YOUR GOAL:
Check each line of the material below, and copy it if it holds the string "this".

Dataset entries:
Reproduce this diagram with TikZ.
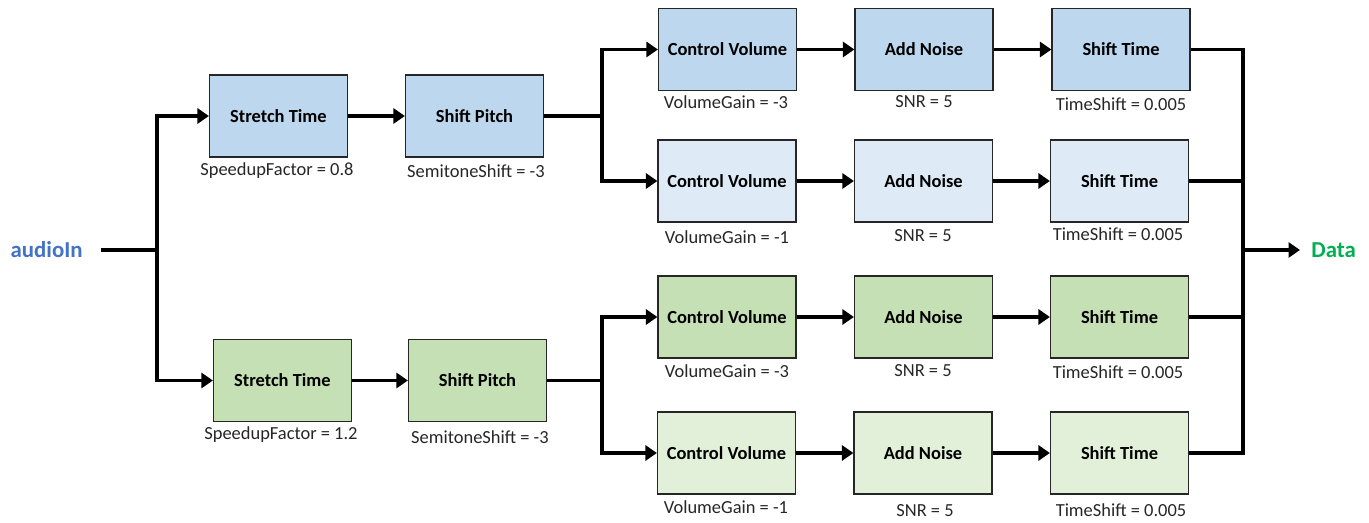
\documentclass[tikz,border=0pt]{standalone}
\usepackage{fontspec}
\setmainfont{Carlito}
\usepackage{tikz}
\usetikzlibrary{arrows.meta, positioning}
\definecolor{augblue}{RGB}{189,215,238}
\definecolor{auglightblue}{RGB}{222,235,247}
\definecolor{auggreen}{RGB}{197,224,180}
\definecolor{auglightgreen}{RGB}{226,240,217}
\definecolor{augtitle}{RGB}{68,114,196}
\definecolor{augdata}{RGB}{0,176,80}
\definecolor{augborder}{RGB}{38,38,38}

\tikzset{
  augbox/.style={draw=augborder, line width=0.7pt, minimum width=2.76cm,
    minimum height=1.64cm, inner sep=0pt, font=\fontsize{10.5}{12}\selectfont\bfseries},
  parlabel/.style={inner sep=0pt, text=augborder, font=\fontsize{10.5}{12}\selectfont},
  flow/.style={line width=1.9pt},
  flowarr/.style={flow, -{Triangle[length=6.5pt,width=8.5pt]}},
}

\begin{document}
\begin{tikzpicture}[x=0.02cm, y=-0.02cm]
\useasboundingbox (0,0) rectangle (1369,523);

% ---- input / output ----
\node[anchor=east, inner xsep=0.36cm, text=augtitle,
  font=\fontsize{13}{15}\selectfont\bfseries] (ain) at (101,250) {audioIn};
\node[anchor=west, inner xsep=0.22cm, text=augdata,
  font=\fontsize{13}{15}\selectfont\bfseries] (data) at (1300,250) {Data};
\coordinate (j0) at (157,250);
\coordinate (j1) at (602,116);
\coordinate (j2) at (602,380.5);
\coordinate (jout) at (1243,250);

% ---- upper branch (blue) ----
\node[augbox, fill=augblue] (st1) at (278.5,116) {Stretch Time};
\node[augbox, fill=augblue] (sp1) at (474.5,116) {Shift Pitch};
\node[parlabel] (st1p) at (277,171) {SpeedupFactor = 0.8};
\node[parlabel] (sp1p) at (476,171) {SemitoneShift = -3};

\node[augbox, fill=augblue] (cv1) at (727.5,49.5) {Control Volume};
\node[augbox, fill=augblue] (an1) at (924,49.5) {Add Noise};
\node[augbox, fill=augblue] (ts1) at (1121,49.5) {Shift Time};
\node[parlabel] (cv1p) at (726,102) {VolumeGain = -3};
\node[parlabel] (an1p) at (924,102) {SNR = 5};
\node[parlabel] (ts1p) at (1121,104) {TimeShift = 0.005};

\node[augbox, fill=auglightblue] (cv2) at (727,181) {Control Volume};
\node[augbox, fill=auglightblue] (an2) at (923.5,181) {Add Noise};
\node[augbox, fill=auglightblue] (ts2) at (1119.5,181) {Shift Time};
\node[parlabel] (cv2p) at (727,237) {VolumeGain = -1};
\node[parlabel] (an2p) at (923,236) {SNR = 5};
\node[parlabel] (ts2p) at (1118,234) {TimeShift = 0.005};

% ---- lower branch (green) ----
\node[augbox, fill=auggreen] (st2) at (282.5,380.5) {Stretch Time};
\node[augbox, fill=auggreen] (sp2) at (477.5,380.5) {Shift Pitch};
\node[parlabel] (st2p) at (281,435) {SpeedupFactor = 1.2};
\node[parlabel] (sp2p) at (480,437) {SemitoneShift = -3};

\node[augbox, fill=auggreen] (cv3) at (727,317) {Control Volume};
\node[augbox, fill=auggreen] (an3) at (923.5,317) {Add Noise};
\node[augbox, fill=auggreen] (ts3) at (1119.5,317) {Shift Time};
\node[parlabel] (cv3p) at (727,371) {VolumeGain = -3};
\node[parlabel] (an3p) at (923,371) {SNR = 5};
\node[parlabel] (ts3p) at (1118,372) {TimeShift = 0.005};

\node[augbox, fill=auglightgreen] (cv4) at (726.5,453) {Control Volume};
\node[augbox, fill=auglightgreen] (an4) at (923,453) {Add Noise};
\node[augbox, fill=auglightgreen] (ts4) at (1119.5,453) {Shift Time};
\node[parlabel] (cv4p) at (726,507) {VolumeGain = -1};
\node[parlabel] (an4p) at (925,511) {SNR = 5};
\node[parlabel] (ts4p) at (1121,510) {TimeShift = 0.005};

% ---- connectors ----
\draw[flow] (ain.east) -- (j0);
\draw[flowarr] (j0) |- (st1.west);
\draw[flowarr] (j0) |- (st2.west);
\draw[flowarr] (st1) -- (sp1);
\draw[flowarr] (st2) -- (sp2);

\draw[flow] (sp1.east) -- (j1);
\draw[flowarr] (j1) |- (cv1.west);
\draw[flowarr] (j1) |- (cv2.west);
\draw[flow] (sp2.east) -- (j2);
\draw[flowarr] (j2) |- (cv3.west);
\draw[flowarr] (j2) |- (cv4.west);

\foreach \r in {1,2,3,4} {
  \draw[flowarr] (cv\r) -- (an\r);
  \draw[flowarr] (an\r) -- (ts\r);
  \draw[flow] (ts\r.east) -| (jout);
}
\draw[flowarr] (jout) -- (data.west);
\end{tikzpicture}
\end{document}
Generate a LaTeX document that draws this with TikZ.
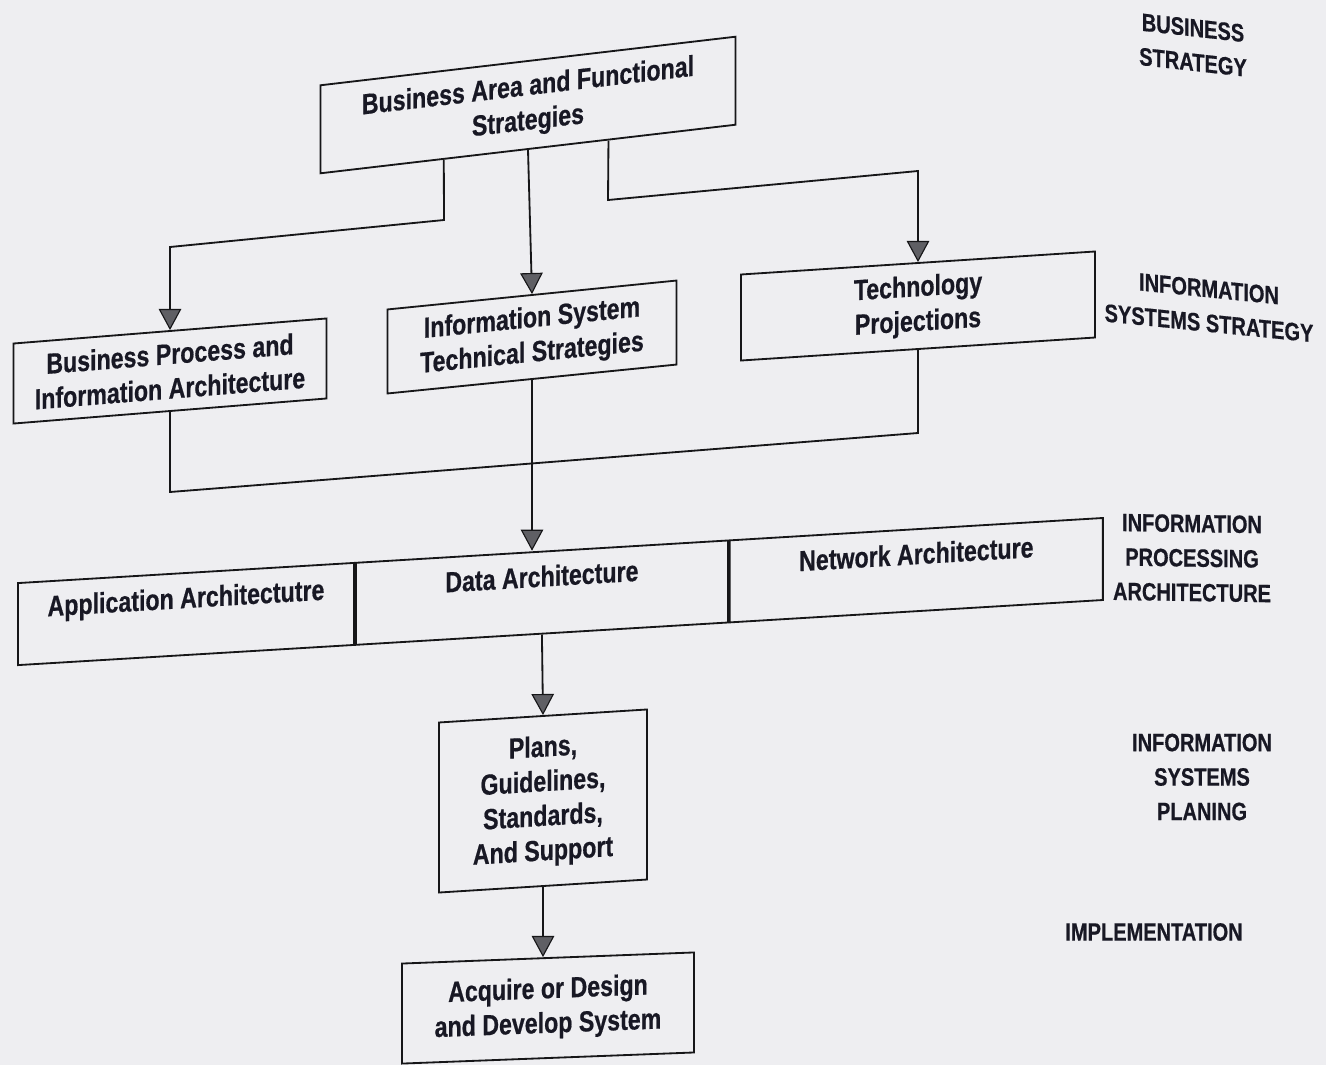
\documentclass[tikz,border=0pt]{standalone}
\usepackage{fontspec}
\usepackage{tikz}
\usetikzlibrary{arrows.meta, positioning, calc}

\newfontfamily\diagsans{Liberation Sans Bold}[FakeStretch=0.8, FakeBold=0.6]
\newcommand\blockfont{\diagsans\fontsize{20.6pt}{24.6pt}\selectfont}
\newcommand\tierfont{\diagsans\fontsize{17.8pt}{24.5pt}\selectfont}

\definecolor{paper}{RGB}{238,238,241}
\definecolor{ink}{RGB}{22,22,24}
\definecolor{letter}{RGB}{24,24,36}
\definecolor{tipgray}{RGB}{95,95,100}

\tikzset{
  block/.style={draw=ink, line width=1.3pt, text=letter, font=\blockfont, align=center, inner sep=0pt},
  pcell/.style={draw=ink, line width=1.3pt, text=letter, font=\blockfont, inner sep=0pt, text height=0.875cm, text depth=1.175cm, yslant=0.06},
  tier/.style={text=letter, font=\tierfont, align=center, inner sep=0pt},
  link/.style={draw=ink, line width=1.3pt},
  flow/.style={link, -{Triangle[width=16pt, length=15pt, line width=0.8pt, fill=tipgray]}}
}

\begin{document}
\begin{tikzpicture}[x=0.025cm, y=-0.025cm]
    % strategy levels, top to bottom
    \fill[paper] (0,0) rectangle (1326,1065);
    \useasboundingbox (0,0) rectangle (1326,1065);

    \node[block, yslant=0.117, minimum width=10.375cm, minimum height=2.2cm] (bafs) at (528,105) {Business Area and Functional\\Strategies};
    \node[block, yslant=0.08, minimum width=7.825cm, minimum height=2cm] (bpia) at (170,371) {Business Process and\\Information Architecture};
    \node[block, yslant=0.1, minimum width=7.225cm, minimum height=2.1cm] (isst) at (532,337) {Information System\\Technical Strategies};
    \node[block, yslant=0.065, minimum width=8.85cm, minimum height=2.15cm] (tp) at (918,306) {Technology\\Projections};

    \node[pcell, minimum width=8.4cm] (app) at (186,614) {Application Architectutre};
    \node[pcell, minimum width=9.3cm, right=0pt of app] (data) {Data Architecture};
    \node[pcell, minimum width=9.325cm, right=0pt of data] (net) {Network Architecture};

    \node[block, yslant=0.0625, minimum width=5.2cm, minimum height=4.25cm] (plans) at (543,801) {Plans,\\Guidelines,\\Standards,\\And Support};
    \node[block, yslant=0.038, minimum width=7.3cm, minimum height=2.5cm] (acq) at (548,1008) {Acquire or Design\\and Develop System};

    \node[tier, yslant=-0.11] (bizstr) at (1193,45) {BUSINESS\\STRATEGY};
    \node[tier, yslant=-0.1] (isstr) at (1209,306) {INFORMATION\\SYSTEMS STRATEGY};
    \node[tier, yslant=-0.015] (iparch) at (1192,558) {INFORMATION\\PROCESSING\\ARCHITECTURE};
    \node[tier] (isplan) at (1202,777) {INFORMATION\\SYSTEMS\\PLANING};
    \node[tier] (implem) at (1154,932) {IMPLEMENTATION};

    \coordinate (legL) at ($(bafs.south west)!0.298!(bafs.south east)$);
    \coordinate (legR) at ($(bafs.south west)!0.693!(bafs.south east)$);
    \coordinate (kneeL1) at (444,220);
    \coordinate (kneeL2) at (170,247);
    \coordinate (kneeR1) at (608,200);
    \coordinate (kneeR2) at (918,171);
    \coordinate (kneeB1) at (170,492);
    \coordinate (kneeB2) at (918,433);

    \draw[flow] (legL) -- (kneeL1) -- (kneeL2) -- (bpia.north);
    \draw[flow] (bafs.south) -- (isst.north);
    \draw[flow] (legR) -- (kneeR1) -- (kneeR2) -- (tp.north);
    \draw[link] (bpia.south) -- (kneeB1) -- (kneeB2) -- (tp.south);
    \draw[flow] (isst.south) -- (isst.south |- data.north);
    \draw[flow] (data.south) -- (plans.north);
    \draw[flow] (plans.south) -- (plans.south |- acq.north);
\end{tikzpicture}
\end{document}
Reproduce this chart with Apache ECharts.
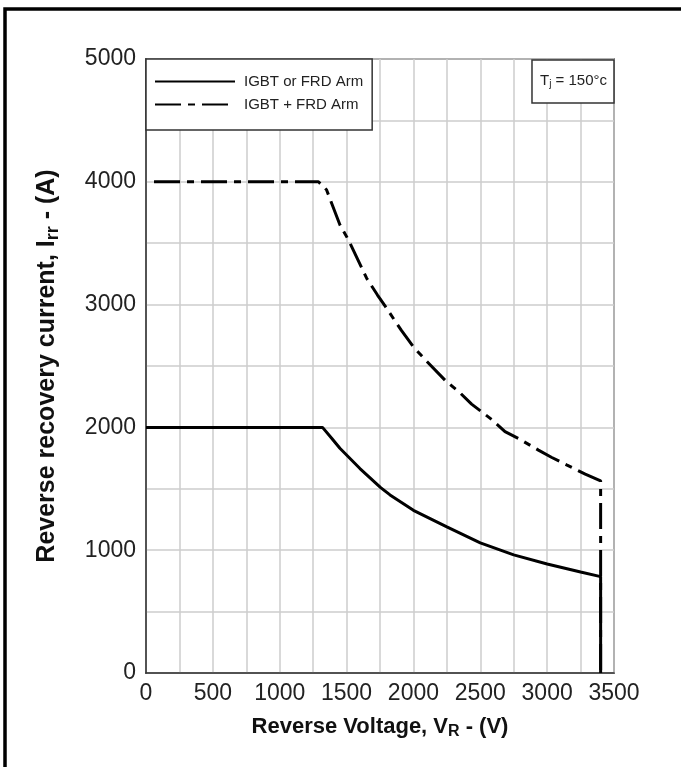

WORKED SOLUTION:
Reproduce this diagram with TikZ.
Generate a LaTeX document that draws this with TikZ.
Reproduce this chart with Apache ECharts.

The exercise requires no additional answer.